** BEGIN **

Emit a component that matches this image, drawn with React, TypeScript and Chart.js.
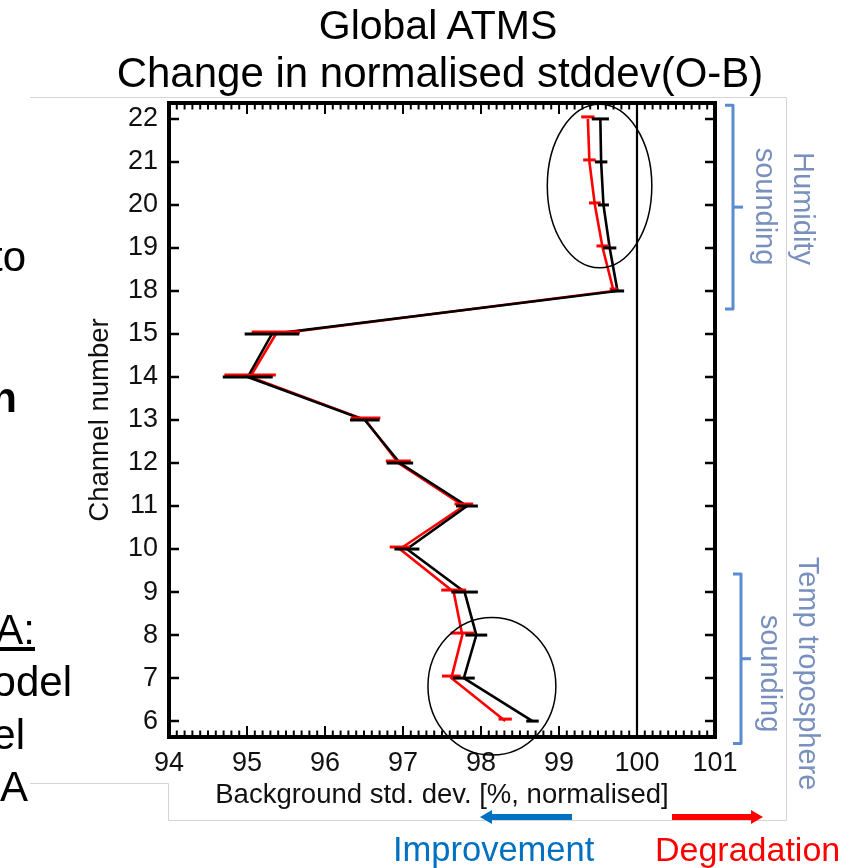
import React, { useEffect, useRef } from "react";
import { Chart, registerables } from "chart.js";

Chart.register(...registerables);

// ---------- data ----------
const channels = ["6", "7", "8", "9", "10", "11", "12", "13", "14", "15", "18", "19", "20", "21", "22"];
const blackValues = [98.66, 97.78, 97.94, 97.79, 97.05, 97.82, 96.96, 96.51, 95.01, 95.32, 99.75, 99.65, 99.57, 99.54, 99.53];
const blackErrors = [0.08, 0.14, 0.14, 0.17, 0.16, 0.14, 0.17, 0.19, 0.32, 0.35, 0.085, 0.085, 0.07, 0.08, 0.11];
const redValues = [98.31, 97.62, 97.76, 97.65, 96.96, 97.78, 96.94, 96.52, 95.04, 95.37, 99.7, 99.56, 99.46, 99.39, 99.37];
const redErrors = [0.085, 0.12, 0.15, 0.16, 0.13, 0.12, 0.16, 0.19, 0.33, 0.31, 0.05, 0.08, 0.075, 0.08, 0.085];
const xTicks = [94, 95, 96, 97, 98, 99, 100, 101];
const referenceValue = 100;
const humidityChannels = ["18", "19", "20", "21", "22"];
const tempChannels = ["6", "7", "8", "9"];
// highlighted regions (data space: x value, channel index, radii)
const highlightTop = { x: 99.52, y: 12.44, rx: 0.67, ry: 1.9 };
const highlightBottom = { x: 98.14, y: 0.81, rx: 0.82, ry: 1.6 };

const FONT = "'Liberation Sans', Arial, Helvetica, sans-serif";
const BRACKET = "#5b8bd0";
const NOTE = "#7990bf";

const decorPlugin = {
  id: "decor",
  beforeDraw(chart: any) {
    const ctx = chart.ctx;
    ctx.save();
    ctx.strokeStyle = "#d4d4d4";
    ctx.lineWidth = 1;
    ctx.beginPath();
    ctx.moveTo(30, 97.5);
    ctx.lineTo(786.5, 97.5);
    ctx.lineTo(786.5, 820.5);
    ctx.lineTo(168.5, 820.5);
    ctx.lineTo(168.5, 783.5);
    ctx.lineTo(30, 783.5);
    ctx.stroke();
    ctx.restore();
  },
  beforeDatasetsDraw(chart: any) {
    const ctx = chart.ctx;
    const xs = chart.scales.x;
    const { top, bottom } = chart.chartArea;
    const x = xs.getPixelForValue(referenceValue);
    ctx.save();
    ctx.strokeStyle = "#000";
    ctx.lineWidth = 2.2;
    ctx.beginPath();
    ctx.moveTo(x, top);
    ctx.lineTo(x, bottom);
    ctx.stroke();
    ctx.restore();
  },
  afterDatasetsDraw(chart: any) {
    const ctx = chart.ctx;
    const xs = chart.scales.x;
    const ys = chart.scales.y;
    ctx.save();
    ctx.lineCap = "butt";
    const drawBars = (vals: number[], errs: number[], color: string, dy: number) => {
      ctx.strokeStyle = color;
      ctx.lineWidth = 3;
      vals.forEach((v, i) => {
        const y = ys.getPixelForValue(i) + dy;
        ctx.beginPath();
        ctx.moveTo(xs.getPixelForValue(v - errs[i]), y);
        ctx.lineTo(xs.getPixelForValue(v + errs[i]), y);
        ctx.stroke();
      });
    };
    drawBars(redValues, redErrors, "#ff0000", -2);
    drawBars(blackValues, blackErrors, "#000000", 0);
    ctx.restore();
  },
  afterDraw(chart: any) {
    const ctx = chart.ctx;
    const xs = chart.scales.x;
    const ys = chart.scales.y;
    const { left, right, top, bottom } = chart.chartArea;
    ctx.save();
    // ticks
    ctx.strokeStyle = "#000";
    ctx.lineWidth = 2;
    for (let k = 0; k <= 70; k++) {
      const v = 94 + k / 10;
      const x = xs.getPixelForValue(v);
      const len = k % 10 === 0 ? 11 : 6.5;
      ctx.beginPath();
      ctx.moveTo(x, bottom);
      ctx.lineTo(x, bottom - len);
      ctx.moveTo(x, top);
      ctx.lineTo(x, top + len);
      ctx.stroke();
    }
    ctx.lineWidth = 2.5;
    channels.forEach((_, i) => {
      const y = ys.getPixelForValue(i);
      ctx.beginPath();
      ctx.moveTo(left, y);
      ctx.lineTo(left + 10, y);
      ctx.moveTo(right, y);
      ctx.lineTo(right - 10, y);
      ctx.stroke();
    });
    // frame
    ctx.lineWidth = 4;
    ctx.strokeRect(left, top, right - left, bottom - top);

    // ellipses
    ctx.lineWidth = 1.5;
    [highlightTop, highlightBottom].forEach((h) => {
      const cx = xs.getPixelForValue(h.x);
      const cy = ys.getPixelForValue(h.y);
      const rx = Math.abs(xs.getPixelForValue(h.x + h.rx) - cx);
      const ry = Math.abs(ys.getPixelForValue(h.y + h.ry) - cy);
      ctx.beginPath();
      ctx.ellipse(cx, cy, rx, ry, 0, 0, Math.PI * 2);
      ctx.stroke();
    });

    // brackets
    const drawBracket = (group: string[], pad: number, offset: number) => {
      const idx = group.map((c) => channels.indexOf(c));
      const hi = Math.max(...idx) + pad;
      const lo = Math.min(...idx) - pad - 0.1;
      const x = right + offset;
      const y1 = ys.getPixelForValue(hi);
      const y2 = ys.getPixelForValue(lo);
      ctx.strokeStyle = BRACKET;
      ctx.lineWidth = 3;
      ctx.lineJoin = "round";
      ctx.beginPath();
      ctx.moveTo(x - 8, y1);
      ctx.lineTo(x, y1);
      ctx.lineTo(x, y2);
      ctx.lineTo(x - 8, y2);
      ctx.stroke();
      const ym = (y1 + y2) / 2;
      ctx.beginPath();
      ctx.moveTo(x, ym);
      ctx.lineTo(x + 10, ym);
      ctx.stroke();
    };
    drawBracket(humidityChannels, 0.32, 18);
    drawBracket(tempChannels, 0.42, 26);

    // arrows
    const arrow = (x0: number, x1: number, y: number, color: string) => {
      const dir = Math.sign(x1 - x0);
      const headLen = 12;
      ctx.fillStyle = color;
      const sx = Math.min(x0, x1 - dir * headLen);
      const ex = Math.max(x0, x1 - dir * headLen);
      ctx.fillRect(sx, y - 3, ex - sx, 6);
      ctx.beginPath();
      ctx.moveTo(x1, y);
      ctx.lineTo(x1 - dir * headLen, y - 7);
      ctx.lineTo(x1 - dir * headLen, y + 7);
      ctx.closePath();
      ctx.fill();
    };
    arrow(572, 480, 817, "#0070c0");
    arrow(672, 763, 817, "#ff0000");
    ctx.restore();
  },
};

function baselineTop(baseline: number, size: number) {
  return baseline - 0.8465 * size;
}

const leftFragments = [
  { text: "to", right: 26, baseline: 272, bold: false, underline: false },
  { text: "n", right: 17, baseline: 413, bold: true, underline: false },
  { text: "A:", right: 35, baseline: 645, bold: false, underline: true },
  { text: "odel", right: 72, baseline: 697, bold: false, underline: false },
  { text: "el", right: 25, baseline: 750, bold: false, underline: false },
  { text: "A", right: 28, baseline: 802, bold: false, underline: false },
];

const sideNotes = [
  { text: "sounding", baseline: 755, cy: 206 },
  { text: "Humidity", baseline: 793, cy: 208 },
  { text: "sounding", baseline: 760, cy: 673 },
  { text: "Temp troposphere", baseline: 798, cy: 673 },
];

export default function App() {
  const canvasRef = useRef<HTMLCanvasElement | null>(null);

  useEffect(() => {
    if (!canvasRef.current) return;
    const chart = new Chart(canvasRef.current, {
      type: "scatter",
      data: {
        datasets: [
          {
            label: "black",
            data: blackValues.map((v, i) => ({ x: v, y: i })),
            showLine: true,
            borderColor: "#000000",
            backgroundColor: "#000000",
            borderWidth: 2.6,
            pointRadius: 0,
          },
          {
            label: "red",
            data: redValues.map((v, i) => ({ x: v, y: i })),
            showLine: true,
            borderColor: "#ff0000",
            backgroundColor: "#ff0000",
            borderWidth: 2.6,
            pointRadius: 0,
          },
        ],
      },
      options: {
        responsive: false,
        animation: false,
        events: [],
        layout: { padding: { left: 0, right: 136, top: 103, bottom: 0 } },
        plugins: { legend: { display: false }, tooltip: { enabled: false }, title: { display: false } },
        scales: {
          x: {
            type: "linear",
            position: "bottom",
            min: 94,
            max: 101,
            afterBuildTicks: (s: any) => {
              s.ticks = xTicks.map((v) => ({ value: v }));
            },
            afterFit: (s: any) => {
              s.height = 131;
            },
            grid: { display: false, drawTicks: false },
            border: { display: false },
            ticks: {
              font: { family: FONT, size: 27 },
              color: "#111",
              padding: 10,
              autoSkip: false,
              maxRotation: 0,
              callback: (v: any) => String(v),
            },
            title: {
              display: true,
              text: "Background std. dev. [%, normalised]",
              font: { family: FONT, size: 27.5 },
              color: "#111",
              padding: { top: 0, bottom: 56.5 },
            },
          },
          y: {
            type: "linear",
            position: "left",
            min: -0.37,
            max: 14.37,
            afterBuildTicks: (s: any) => {
              s.ticks = channels.map((_, i) => ({ value: i }));
            },
            afterFit: (s: any) => {
              s.width = 169;
            },
            grid: { display: false, drawTicks: false },
            border: { display: false },
            ticks: {
              font: { family: FONT, size: 27 },
              color: "#111",
              padding: 11,
              autoSkip: false,
              callback: (v: any) => channels[Math.round(Number(v))] ?? "",
            },
            title: {
              display: true,
              text: "Channel number",
              font: { family: FONT, size: 27.5 },
              color: "#111",
              padding: { top: 84, bottom: 0 },
            },
          },
        },
      } as any,
      plugins: [decorPlugin],
    });
    return () => chart.destroy();
  }, []);

  return (
    <div
      style={{
        position: "absolute",
        left: 0,
        top: 0,
        width: 851,
        height: 868,
        overflow: "hidden",
        background: "#fff",
        fontFamily: FONT,
      }}
    >
      <canvas
        ref={canvasRef}
        width={851}
        height={868}
        style={{ position: "absolute", left: 0, top: 0, width: 851, height: 868 }}
      />
      {/* title */}
      <div
        style={{
          position: "absolute",
          left: 38,
          width: 800,
          top: baselineTop(40, 41),
          fontSize: 41,
          lineHeight: "41px",
          textAlign: "center",
          color: "#000",
          whiteSpace: "nowrap",
        }}
      >
        Global ATMS
      </div>
      <div
        style={{
          position: "absolute",
          left: 40,
          width: 800,
          top: baselineTop(88, 42),
          fontSize: 42,
          lineHeight: "42px",
          textAlign: "center",
          color: "#000",
          whiteSpace: "nowrap",
        }}
      >
        Change in normalised stddev(O-B)
      </div>
      {/* left slide text fragments */}
      {leftFragments.map((f, i) => (
        <div
          key={i}
          style={{
            position: "absolute",
            left: f.right - 200,
            width: 200,
            top: baselineTop(f.baseline, 42),
            fontSize: 42,
            lineHeight: "42px",
            textAlign: "right",
            color: "#000",
            fontWeight: f.bold ? "bold" : "normal",
            textDecoration: f.underline ? "underline" : "none",
            whiteSpace: "nowrap",
          }}
        >
          {f.text}
        </div>
      ))}
      {/* side notes */}
      {sideNotes.map((n, i) => (
        <div
          key={"n" + i}
          style={{
            position: "absolute",
            left: n.baseline + 0.3465 * 29 - 150,
            top: n.cy - 14.5,
            width: 300,
            height: 29,
            fontSize: 29,
            lineHeight: "29px",
            textAlign: "center",
            color: NOTE,
            whiteSpace: "nowrap",
            transform: "rotate(90deg)",
            transformOrigin: "50% 50%",
          }}
        >
          {n.text}
        </div>
      ))}
      {/* improvement / degradation */}
      <div
        style={{
          position: "absolute",
          left: 393,
          top: baselineTop(861, 34.5),
          fontSize: 34.5,
          lineHeight: "34.5px",
          color: "#0070c0",
          whiteSpace: "nowrap",
        }}
      >
        Improvement
      </div>
      <div
        style={{
          position: "absolute",
          left: 655,
          top: baselineTop(861, 34),
          fontSize: 34,
          lineHeight: "34px",
          color: "#ff0000",
          whiteSpace: "nowrap",
        }}
      >
        Degradation
      </div>
    </div>
  );
}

** END **

> Your instructions:
Please reproduce the listing exactly from its opening line through the line that contains "Chart.register(...registerables);", both included, with all pictures omitted.

> The result:
Emit a component that matches this image, drawn with React, TypeScript and Chart.js.
import React, { useEffect, useRef } from "react";
import { Chart, registerables } from "chart.js";

Chart.register(...registerables);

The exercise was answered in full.